Поэт и его друзья исполнили завещание. 29 декабря 1258 года свершились похороны, подобных которым дотоле не видел мусульманский мир. Гремели бубны и барабаны, пели флейты, чтецы распевали стихи. А впереди процессии с непокрытой головой плясал и возглашал газели сам Мевляна.

Ты улетел, как из лука стрела, и рыдает еще тетива.
О Саляхаддин, только тот, кто жалеет людей, сумеет оплакать тебя!

И снова возмутились богословы и муллы: что творит этот безумец, этот безбожник?

С Джалалиддином, однако, никто уже не мог ничего поделать.

После плача по Саляхаддину поэт умолк на целых пять лет. Шемседдин Тебризи зажег в нем пламя, в котором сгорел сам, подобно мотыльку, но сделал Джалалиддина поэтом.

Пламя, разожженное Шемсом, сожгло бы и самого Джалалиддина, не явись золотых дел мастер Саляхаддин: он оградил это пламя от черного ветра бейской ненависти, своей мощной волей укротил и направил его горение. Рядом с Саляхаддином обрел поэт мудрость и величие, во всем дошел до последнего предела.

Теперь все перегорело, все было сказано, и, быть может, подобно своему наставнику Сеиду, он после смерти золотых дел мастера до конца своих дней молча глядел бы внутрь себя, если бы не вдохновитель «Месневи» Хасан Хюсаметтин по прозвищу Ахи Тюрок.

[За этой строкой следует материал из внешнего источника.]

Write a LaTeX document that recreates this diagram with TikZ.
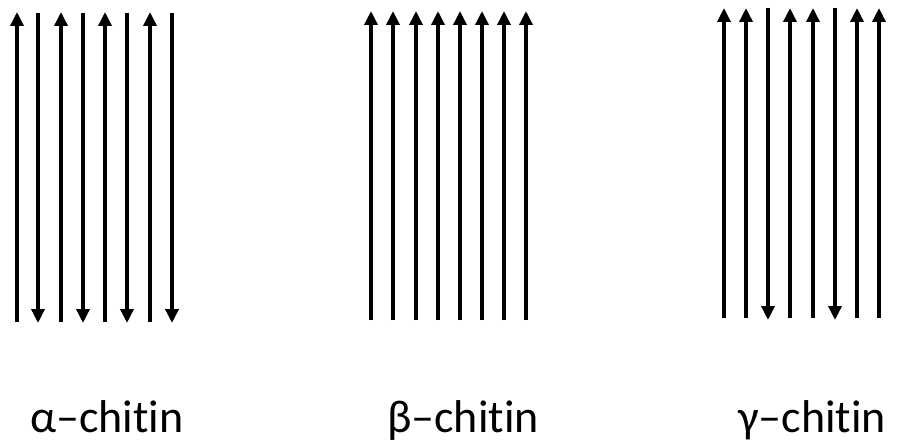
\documentclass[tikz,border=0pt]{standalone}
\usepackage{fontspec}
\setmainfont{Carlito}[Ligatures={NoCommon}]
\usetikzlibrary{arrows.meta}
\begin{document}
\begin{tikzpicture}[x=1pt,y=-1pt,
  chain/.style={line width=3.4pt},
  upchain/.style={chain,-{Triangle[length=14pt,width=13pt]}},
  downchain/.style={chain,-{Triangle[length=14pt,width=13pt]}},
  lbl/.style={font=\fontsize{46}{46}\selectfont, inner sep=0pt, anchor=base}]
\useasboundingbox (0,0) rectangle (899,446);
% alpha-chitin
\foreach \x [count=\i] in {17,61,105,150} {
  \coordinate (au\i b) at (\x,322); \coordinate (au\i t) at (\x,12);
  \draw[upchain] (au\i b) -- (au\i t);
}
\foreach \x [count=\i] in {38,83,127,172} {
  \coordinate (ad\i t) at (\x,13); \coordinate (ad\i b) at (\x,323);
  \draw[downchain] (ad\i t) -- (ad\i b);
}
% beta-chitin
\foreach \x [count=\i] in {371,393,416,438,460,482,504,526} {
  \coordinate (bu\i b) at (\x,320); \coordinate (bu\i t) at (\x,11);
  \draw[upchain] (bu\i b) -- (bu\i t);
}
% gamma-chitin
\foreach \x [count=\i] in {724,746,790,813,857,879} {
  \coordinate (gu\i b) at (\x,318); \coordinate (gu\i t) at (\x,8);
  \draw[upchain] (gu\i b) -- (gu\i t);
}
\foreach \x [count=\i] in {768,835} {
  \coordinate (gd\i t) at (\x,8); \coordinate (gd\i b) at (\x,320);
  \draw[downchain] (gd\i t) -- (gd\i b);
}
\node[lbl] (la) at (107,432) {α–chitin};
\node[lbl] (lb) at (463,432) {β–chitin};
\node[lbl] (lg) at (812,432) {γ–chitin};
\end{tikzpicture}
\end{document}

Сын старейшины всех братств ахи в Конье, Хюсаметтин после смерти отца отказался от поста главы братства, сделался настоятелем небольшой обители и «писарем тайн» поэта. Он был среди тех, кто принял и признал Шемса, вместе с Саляхаддином оберегал поэта от покушений беев и улемов и первым из старейшин ахи повелел своим мюридам не бросать ремесла, а помогать деньгами поэту и его ученикам.

И когда не стало Саляхаддина, поэт поставил во главе своих последователей «писаря тайн». Хюсаметтин наставлял их, читал поучения, давал советы и разрешал трудности. Ему поэт отдавал все деньги, которые считал возможным принять, все пожертвования, поступавшие в медресе, дабы тот распоряжался ими по своему усмотрению.

Как-то влиятельный вельможа Таджиддин Мутаз прислал из города Аксарая большую сумму, прося помолиться за него. Мевляна по обыкновению отдал ее Хюсаметтину.